* [What to work on]: Starting at the line that contains "Recreate this image", reproduce each line exactly up to and including the line that contains "650, 700, 750, 800, 850, 900, 950, 1000]". Reproduce nothing else.

* [Data for processing]:
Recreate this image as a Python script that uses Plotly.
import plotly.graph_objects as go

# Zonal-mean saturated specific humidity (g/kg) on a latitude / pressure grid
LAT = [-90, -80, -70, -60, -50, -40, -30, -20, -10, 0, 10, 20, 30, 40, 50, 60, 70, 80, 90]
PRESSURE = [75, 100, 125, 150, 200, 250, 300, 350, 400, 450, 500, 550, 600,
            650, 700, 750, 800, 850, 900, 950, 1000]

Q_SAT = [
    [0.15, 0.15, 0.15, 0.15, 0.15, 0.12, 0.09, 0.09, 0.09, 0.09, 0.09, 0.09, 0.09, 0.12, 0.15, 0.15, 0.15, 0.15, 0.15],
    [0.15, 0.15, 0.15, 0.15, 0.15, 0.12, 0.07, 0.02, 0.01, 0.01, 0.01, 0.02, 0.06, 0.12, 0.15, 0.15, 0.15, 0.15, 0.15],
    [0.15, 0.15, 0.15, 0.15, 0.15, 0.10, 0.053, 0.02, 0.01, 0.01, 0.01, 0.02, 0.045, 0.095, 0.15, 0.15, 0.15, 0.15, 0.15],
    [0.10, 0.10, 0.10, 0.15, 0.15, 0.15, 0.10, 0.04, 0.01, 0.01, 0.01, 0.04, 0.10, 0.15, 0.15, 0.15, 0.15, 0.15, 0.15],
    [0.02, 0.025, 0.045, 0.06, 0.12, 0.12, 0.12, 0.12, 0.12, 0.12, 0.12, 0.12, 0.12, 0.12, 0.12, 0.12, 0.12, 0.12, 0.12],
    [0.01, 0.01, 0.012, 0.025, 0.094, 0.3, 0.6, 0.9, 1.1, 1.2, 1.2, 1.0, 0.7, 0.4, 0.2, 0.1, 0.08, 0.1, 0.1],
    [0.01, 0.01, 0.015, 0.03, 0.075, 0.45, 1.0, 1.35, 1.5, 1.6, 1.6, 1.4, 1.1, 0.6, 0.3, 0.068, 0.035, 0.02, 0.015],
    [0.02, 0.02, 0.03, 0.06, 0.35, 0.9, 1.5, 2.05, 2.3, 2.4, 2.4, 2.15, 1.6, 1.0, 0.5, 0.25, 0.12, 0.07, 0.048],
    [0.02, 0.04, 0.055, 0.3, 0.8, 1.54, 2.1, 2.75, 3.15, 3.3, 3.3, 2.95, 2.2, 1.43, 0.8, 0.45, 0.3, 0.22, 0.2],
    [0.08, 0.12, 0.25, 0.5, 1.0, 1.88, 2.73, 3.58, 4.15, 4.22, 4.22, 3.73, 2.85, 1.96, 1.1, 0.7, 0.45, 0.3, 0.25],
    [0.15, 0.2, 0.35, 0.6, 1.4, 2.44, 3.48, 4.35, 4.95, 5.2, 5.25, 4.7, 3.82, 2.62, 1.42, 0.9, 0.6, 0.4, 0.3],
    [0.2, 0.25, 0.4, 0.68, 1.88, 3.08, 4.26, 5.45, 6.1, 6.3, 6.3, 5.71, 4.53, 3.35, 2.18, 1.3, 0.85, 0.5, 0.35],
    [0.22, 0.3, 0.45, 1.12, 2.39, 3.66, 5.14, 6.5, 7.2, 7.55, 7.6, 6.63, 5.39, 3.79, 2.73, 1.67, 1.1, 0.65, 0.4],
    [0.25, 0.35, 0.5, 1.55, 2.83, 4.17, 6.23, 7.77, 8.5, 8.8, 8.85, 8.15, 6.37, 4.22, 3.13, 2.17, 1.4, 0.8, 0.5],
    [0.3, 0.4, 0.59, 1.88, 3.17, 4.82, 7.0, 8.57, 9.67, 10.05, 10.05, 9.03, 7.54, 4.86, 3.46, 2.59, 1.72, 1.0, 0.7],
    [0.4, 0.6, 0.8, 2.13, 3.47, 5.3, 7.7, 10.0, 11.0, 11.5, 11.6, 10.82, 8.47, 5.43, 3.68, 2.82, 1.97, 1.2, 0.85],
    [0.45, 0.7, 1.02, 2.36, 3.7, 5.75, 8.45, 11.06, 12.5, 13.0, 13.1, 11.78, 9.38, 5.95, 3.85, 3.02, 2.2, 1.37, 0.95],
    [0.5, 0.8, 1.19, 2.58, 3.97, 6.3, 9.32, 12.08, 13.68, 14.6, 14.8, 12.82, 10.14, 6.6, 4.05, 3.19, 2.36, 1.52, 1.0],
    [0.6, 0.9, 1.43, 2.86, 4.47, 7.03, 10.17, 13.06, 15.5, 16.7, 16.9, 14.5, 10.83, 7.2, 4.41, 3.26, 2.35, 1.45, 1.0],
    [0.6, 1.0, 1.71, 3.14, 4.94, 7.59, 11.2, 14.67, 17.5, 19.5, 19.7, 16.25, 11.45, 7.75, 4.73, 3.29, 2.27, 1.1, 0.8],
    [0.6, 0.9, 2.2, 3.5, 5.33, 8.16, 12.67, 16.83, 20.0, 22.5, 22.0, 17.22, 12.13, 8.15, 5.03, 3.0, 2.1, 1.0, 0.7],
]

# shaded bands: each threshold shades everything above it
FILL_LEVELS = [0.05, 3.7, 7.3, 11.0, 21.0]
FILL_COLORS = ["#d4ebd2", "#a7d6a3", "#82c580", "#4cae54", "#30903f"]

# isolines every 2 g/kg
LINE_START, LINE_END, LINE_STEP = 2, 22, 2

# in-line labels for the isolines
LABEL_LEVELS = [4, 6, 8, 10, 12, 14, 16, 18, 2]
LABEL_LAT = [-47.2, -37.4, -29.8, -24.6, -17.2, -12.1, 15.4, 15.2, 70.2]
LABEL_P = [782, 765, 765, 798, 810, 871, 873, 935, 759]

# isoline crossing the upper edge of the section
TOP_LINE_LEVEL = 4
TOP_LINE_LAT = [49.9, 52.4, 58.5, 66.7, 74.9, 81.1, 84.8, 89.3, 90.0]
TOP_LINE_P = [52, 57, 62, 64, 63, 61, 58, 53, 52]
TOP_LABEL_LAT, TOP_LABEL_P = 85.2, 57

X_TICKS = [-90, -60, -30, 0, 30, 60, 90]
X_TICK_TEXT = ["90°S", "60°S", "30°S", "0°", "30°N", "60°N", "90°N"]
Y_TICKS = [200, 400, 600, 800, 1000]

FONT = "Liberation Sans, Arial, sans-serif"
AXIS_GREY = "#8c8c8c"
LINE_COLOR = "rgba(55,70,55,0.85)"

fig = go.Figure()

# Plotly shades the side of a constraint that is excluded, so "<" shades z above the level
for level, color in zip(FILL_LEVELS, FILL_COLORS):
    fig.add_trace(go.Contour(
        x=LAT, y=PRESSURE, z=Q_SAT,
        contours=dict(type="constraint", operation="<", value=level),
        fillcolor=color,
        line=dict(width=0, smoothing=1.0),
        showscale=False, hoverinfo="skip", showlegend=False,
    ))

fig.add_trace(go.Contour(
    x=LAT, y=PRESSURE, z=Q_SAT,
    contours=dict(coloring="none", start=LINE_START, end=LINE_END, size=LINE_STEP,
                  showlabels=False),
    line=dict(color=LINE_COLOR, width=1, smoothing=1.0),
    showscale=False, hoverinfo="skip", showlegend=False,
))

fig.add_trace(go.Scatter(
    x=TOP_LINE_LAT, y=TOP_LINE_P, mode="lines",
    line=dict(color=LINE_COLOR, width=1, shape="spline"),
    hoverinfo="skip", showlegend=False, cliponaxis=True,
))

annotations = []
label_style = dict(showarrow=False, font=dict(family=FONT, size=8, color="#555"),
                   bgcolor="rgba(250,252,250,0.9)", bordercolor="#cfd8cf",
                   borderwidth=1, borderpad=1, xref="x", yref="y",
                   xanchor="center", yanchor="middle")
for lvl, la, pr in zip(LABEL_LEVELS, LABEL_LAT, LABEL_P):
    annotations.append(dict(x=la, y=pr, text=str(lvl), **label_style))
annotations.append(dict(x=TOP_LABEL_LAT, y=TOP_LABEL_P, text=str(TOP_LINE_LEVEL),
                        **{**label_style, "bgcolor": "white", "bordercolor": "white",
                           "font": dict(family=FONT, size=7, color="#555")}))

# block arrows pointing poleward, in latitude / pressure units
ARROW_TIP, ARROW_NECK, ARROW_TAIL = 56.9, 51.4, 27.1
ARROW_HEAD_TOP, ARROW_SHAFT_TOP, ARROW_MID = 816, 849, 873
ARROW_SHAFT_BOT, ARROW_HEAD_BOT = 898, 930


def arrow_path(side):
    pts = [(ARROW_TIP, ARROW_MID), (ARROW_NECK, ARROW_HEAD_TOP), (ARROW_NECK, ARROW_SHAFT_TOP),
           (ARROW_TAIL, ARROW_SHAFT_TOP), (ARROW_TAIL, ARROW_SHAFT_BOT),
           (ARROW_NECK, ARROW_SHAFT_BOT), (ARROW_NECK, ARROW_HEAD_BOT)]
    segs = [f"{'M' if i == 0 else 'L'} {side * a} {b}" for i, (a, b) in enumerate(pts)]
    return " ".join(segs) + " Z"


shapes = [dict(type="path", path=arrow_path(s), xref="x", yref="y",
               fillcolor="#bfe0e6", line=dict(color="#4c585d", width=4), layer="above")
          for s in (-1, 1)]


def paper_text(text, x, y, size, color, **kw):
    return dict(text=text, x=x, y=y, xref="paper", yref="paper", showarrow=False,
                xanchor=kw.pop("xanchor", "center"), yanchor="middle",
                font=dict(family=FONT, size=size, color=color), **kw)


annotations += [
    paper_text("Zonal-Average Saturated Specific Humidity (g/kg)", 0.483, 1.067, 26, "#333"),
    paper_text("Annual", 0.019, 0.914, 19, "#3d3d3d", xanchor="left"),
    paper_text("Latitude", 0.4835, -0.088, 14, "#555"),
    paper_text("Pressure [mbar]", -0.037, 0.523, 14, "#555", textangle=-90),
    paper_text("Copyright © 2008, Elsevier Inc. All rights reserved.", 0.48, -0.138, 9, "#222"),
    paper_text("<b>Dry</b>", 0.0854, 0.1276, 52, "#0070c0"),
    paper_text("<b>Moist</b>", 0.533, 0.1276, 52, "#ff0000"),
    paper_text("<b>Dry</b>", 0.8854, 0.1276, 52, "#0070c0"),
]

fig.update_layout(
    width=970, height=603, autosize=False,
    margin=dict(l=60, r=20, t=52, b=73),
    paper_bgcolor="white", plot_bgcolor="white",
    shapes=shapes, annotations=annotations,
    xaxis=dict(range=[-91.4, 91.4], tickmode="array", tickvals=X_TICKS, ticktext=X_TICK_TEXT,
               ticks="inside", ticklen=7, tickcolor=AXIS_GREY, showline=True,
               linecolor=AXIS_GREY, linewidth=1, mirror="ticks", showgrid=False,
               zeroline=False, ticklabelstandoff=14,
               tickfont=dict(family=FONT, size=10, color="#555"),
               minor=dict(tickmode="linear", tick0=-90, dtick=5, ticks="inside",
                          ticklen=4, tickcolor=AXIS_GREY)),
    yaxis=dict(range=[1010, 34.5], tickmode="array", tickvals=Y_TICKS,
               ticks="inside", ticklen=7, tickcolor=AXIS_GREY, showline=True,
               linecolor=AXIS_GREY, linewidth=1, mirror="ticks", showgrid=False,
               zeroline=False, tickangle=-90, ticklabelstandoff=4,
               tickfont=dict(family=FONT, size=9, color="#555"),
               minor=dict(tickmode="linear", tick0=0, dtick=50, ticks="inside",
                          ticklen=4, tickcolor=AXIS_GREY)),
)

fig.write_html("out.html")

==

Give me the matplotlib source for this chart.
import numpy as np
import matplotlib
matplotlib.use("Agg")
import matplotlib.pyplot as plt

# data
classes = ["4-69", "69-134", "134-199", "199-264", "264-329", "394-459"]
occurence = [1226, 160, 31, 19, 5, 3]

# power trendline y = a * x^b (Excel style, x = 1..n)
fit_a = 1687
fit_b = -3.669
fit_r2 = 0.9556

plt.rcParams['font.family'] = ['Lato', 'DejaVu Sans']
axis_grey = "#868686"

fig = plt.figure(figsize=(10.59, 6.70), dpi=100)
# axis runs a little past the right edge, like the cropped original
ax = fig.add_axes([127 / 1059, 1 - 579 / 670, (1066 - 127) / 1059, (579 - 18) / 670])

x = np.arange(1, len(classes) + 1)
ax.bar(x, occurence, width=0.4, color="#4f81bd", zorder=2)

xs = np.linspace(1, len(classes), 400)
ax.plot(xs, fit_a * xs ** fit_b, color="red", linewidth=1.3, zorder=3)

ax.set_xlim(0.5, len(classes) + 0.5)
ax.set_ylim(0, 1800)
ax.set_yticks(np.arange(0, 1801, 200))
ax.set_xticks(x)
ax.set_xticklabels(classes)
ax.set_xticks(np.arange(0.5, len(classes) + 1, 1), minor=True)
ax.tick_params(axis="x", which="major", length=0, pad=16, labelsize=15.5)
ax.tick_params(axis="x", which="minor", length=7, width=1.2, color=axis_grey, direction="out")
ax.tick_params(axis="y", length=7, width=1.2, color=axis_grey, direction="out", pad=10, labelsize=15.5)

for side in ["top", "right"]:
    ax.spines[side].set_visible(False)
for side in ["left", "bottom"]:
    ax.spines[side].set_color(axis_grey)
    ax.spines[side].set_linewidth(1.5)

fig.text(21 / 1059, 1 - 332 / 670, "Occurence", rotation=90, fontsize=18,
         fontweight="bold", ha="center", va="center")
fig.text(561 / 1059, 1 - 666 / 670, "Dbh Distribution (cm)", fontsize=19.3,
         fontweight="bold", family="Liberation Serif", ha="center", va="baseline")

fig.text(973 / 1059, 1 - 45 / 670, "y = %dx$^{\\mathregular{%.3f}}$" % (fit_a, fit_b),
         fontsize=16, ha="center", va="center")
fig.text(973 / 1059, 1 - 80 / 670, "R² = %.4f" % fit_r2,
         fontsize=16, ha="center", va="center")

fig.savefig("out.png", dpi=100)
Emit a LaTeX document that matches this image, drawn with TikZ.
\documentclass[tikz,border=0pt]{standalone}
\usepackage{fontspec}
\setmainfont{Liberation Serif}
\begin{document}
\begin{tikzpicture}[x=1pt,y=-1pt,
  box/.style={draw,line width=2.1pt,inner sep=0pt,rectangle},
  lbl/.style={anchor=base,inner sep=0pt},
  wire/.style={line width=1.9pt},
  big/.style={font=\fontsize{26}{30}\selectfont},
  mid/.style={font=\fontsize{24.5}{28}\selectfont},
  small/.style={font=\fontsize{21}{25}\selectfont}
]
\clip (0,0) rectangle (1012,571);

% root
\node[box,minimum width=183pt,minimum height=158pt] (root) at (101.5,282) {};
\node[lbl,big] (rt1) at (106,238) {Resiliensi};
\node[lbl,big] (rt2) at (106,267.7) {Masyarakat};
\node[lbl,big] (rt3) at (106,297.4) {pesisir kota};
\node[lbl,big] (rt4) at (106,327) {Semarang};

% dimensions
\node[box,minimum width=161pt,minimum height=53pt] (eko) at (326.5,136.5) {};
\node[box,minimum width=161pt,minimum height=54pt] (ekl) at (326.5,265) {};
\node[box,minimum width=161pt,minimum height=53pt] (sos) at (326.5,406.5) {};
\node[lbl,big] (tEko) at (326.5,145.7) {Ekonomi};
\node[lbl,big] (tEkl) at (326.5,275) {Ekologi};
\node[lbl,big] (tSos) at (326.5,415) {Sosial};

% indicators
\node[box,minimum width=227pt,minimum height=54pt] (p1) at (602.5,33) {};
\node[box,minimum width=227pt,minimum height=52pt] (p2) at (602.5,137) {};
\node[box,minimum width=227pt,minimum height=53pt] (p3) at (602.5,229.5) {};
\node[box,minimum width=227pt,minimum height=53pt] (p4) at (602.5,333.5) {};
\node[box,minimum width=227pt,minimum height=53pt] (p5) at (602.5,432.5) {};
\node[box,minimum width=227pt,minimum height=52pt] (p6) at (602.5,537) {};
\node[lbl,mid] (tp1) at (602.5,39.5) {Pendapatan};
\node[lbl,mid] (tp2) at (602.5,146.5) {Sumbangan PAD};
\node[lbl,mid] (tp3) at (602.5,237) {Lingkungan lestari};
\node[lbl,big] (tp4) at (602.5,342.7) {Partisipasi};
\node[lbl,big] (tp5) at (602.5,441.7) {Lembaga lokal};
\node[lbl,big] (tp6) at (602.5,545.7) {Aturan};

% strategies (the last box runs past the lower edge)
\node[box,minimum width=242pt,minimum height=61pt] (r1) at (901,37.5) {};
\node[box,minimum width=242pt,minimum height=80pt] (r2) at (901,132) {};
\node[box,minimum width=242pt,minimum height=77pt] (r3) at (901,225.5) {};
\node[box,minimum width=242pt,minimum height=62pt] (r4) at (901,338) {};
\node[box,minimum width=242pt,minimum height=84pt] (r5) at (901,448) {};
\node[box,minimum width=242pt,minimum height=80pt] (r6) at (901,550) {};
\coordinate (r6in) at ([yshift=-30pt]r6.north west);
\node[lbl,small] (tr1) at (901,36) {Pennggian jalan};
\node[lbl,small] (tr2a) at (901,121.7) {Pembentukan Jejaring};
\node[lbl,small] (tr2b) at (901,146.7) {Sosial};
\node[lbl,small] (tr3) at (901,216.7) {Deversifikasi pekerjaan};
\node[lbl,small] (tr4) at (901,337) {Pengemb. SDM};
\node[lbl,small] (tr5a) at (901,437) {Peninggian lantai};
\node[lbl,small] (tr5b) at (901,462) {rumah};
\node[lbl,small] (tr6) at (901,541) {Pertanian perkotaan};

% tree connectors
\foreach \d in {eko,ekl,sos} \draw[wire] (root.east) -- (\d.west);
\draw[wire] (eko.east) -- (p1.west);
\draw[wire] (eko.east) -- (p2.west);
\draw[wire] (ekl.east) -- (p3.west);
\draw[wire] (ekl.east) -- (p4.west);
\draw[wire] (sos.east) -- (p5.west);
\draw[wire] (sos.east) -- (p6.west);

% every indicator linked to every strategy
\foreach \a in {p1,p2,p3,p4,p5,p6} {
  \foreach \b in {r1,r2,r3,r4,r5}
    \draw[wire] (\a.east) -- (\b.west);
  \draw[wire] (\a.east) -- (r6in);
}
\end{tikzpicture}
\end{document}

* [Response]:
Recreate this image as a Python script that uses Plotly.
import plotly.graph_objects as go

# Zonal-mean saturated specific humidity (g/kg) on a latitude / pressure grid
LAT = [-90, -80, -70, -60, -50, -40, -30, -20, -10, 0, 10, 20, 30, 40, 50, 60, 70, 80, 90]
PRESSURE = [75, 100, 125, 150, 200, 250, 300, 350, 400, 450, 500, 550, 600,
            650, 700, 750, 800, 850, 900, 950, 1000]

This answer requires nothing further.